Now, by differentiation, Θ(f(x))=δx/n for all x implies that

$$ n\sigma\bigl( f ( x ) \bigr) f^{\prime} ( x ) =\delta\quad \text{for all }x. $$

Thus, after substitution, we can write

$$ \dot{\lambda}_{i} ( t ) =\delta\lambda_{i} ( t ). $$

Finally, we can verify that this precisely coincides with the adjoint equation (16). Indeed, using c _i (t)=f(x(t)), v ₁(c _i (t),f(x(t)))=u′(f(x(t)))/(1−α), v ₂(c _i (t),f(x(t)))=−αu′(f(x(t)))/(1−α), and λ _i (t)=u′(f(x(t)))/n, we can show that

$$\begin{aligned}[c] &( n-1 ) f^{\prime} \bigl( x ( t ) \bigr) \lambda_{i} ( t ) -v_{2} \bigl( c_{i} ( t ) ,f \bigl( x ( t ) \bigr) \bigr) f^{\prime} \bigl( x ( t ) \bigr) \\ &\quad {}+ \bigl( \tau^{\prime} \bigl( f \bigl( x ( t ) \bigr) \bigr) \bigl( c_{i} ( t ) -f \bigl( x ( t ) \bigr) \bigr) -\tau\bigl( x ( t ) \bigr) \bigr) f^{\prime} \bigl( x ( t ) \bigr) =0. \end{aligned} $$

For t≥T, as x(t)=0, c _i (t)=f(0)=0. Thus, the maximum condition (15) requires that

$$ v_{1} ( 0,0 ) -\tau( 0 ) =\frac{1}{n}u^{\prime } ( 0 ) \leq\lambda_{i} ( t ). $$

Assume that λ _i (t) satisfies the adjoint equation (16) with λ _i (T)=v ₁(0,0)−τ(0). Then, we can show that

$$ \lambda_{i} ( t ) = \biggl( \lambda_{i} ( T ) - \frac{( v_{2} ( 0,0 ) +\tau( 0 ) ) f^{\prime } ( 0 ) }{\delta+ ( n-1 ) f^{\prime} ( 0 ) }\biggr) e^{ ( \delta+ ( n-1 ) f^{\prime} ( 0 ) ) ( t-T ) }+\frac{ ( v_{2} ( 0,0 ) +\tau ( 0 ) ) f^{\prime} ( 0 ) }{\delta+ ( n-1 ) f^{\prime} ( 0 ) }. $$

Substituting v ₂(0,0)+τ(0)=(n−1)λ _i (T) and rearranging, we can write

$$ \lambda_{i} ( t ) =\frac{\delta e^{ ( \delta+ ( n-1 ) f^{\prime} ( 0 ) ) ( t-T ) }+ ( n-1 ) f^{\prime} ( 0 ) }{\delta+ ( n-1 ) f^{\prime } ( 0 ) }\lambda_{i} ( T ). $$

As e ^{(δ+(n−1)f′(0))(t−T)}≥1, this implies that λ _i (t)≥λ _i (T)=v ₁(0,0)−τ(0), which proves that the maximum condition (15) is true.

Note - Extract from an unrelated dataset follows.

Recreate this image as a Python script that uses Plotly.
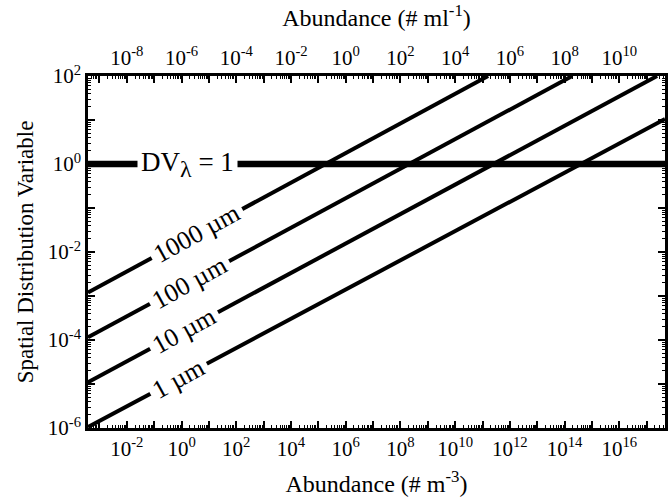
import numpy as np
import plotly.graph_objects as go

# ---- data ----
size_labels = ["1000 µm", "100 µm", "10 µm", "1 µm"]
# endpoints of each straight log-log line (abundance in # m^-3, spatial distribution variable)
line_abund = [[3.8e-4, 1.6e11], [3.8e-4, 1.9e14], [3.8e-4, 2.4e17], [3.8e-4, 4.7e17]]
line_dv = [[1.2e-3, 100.0], [1.15e-4, 100.0], [1.1e-5, 100.0], [1.05e-6, 10.5]]
dv1_abund = [3.8e-4, 4.7e17]
dv1_value = [1.0, 1.0]

bottom_tick_exp = [-2, 0, 2, 4, 6, 8, 10, 12, 14, 16]
top_tick_exp = [-8, -6, -4, -2, 0, 2, 4, 6, 8, 10]
y_tick_exp = [-6, -4, -2, 0, 2]

# ---- layout constants ----
FONT = "Liberation Serif"
XR = [-3.42, 17.67]
YR = [-6, 2]
label_x_log = [0.55, 0.30, 0.10, -0.10]
dv_label_x_log = 0.2
angle = -29

fig = go.Figure()
for lab, xs, ys in zip(size_labels, line_abund, line_dv):
    fig.add_trace(go.Scatter(x=xs, y=ys, mode="lines", line=dict(color="black", width=4),
                             showlegend=False, hoverinfo="skip"))
fig.add_trace(go.Scatter(x=dv1_abund, y=dv1_value, mode="lines", line=dict(color="black", width=6.5),
                         showlegend=False, hoverinfo="skip"))
# invisible trace on top axis
fig.add_trace(go.Scatter(x=[10 ** (XR[0] - 6), 10 ** (XR[1] - 6)], y=[1, 1], xaxis="x2", mode="lines",
                         line=dict(width=0), opacity=0, showlegend=False, hoverinfo="skip"))

def interp_log(xs, ys, lx):
    lx0, lx1 = np.log10(xs)
    ly0, ly1 = np.log10(ys)
    return ly0 + (ly1 - ly0) * (lx - lx0) / (lx1 - lx0)

for lab, xs, ys, lx in zip(size_labels, line_abund, line_dv, label_x_log):
    ly = interp_log(xs, ys, lx)
    fig.add_annotation(x=lx, y=ly, xref="x", yref="y", text=lab, showarrow=False,
                       textangle=angle, bgcolor="white", borderpad=4,
                       font=dict(family=FONT, size=26, color="black"))
fig.add_annotation(x=dv_label_x_log, y=0, xref="x", yref="y",
                   text="DV<sub><span style='font-size:24px'>λ</span></sub> = 1",
                   showarrow=False, bgcolor="white", borderpad=3,
                   font=dict(family=FONT, size=27, color="black"))

def ticks(exps_all, labeled):
    vals = [10.0 ** k for k in exps_all]
    text = [f"10<sup>{k}</sup>" if k in labeled else "" for k in exps_all]
    return vals, text

bx_vals, bx_text = ticks(range(-3, 18), bottom_tick_exp)
tx_vals, tx_text = ticks(range(-9, 12), top_tick_exp)
y_vals, y_text = ticks(range(-6, 3), y_tick_exp)

common = dict(type="log", showgrid=False, zeroline=False, showline=True, linecolor="black",
              linewidth=2.5, ticks="inside", ticklen=7, tickwidth=1.5, tickcolor="black",
              minor=dict(ticks="inside", ticklen=3, tickwidth=1, tickcolor="black", dtick="D1"),
              tickfont=dict(family=FONT, size=21, color="black"))

fig.update_layout(
    width=670, height=502,
    margin=dict(l=88, r=2, t=76, b=74),
    paper_bgcolor="white", plot_bgcolor="white",
    xaxis=dict(**common, range=XR, tickmode="array", tickvals=bx_vals, ticktext=bx_text,
               title=dict(text="Abundance (# m<sup>-3</sup>)", font=dict(family=FONT, size=24, color="black"),
                          standoff=16)),
    xaxis2=dict(**common, range=[XR[0] - 6, XR[1] - 6], overlaying="x", side="top", anchor="y",
                tickmode="array", tickvals=tx_vals, ticktext=tx_text,
                title=dict(text="Abundance (# ml<sup>-1</sup>)", font=dict(family=FONT, size=24, color="black"),
                           standoff=10)),
    yaxis=dict(**common, range=YR, tickmode="array", tickvals=y_vals, ticktext=y_text, mirror="ticks",
               title=dict(text="Spatial Distribution Variable", font=dict(family=FONT, size=23, color="black"),
                          standoff=8)),
)

fig.write_html("out.html")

The transversality condition (17) is immediate since if T is finite, x(t)=0 for all t≥T, and if T is infinite, then \(e^{-\delta t}\lambda_{i} ( t ) =\frac{1}{n}u^{\prime } ( f ( x_{0} ) ) \) for all t, and lim _t→∞ x(t)=0.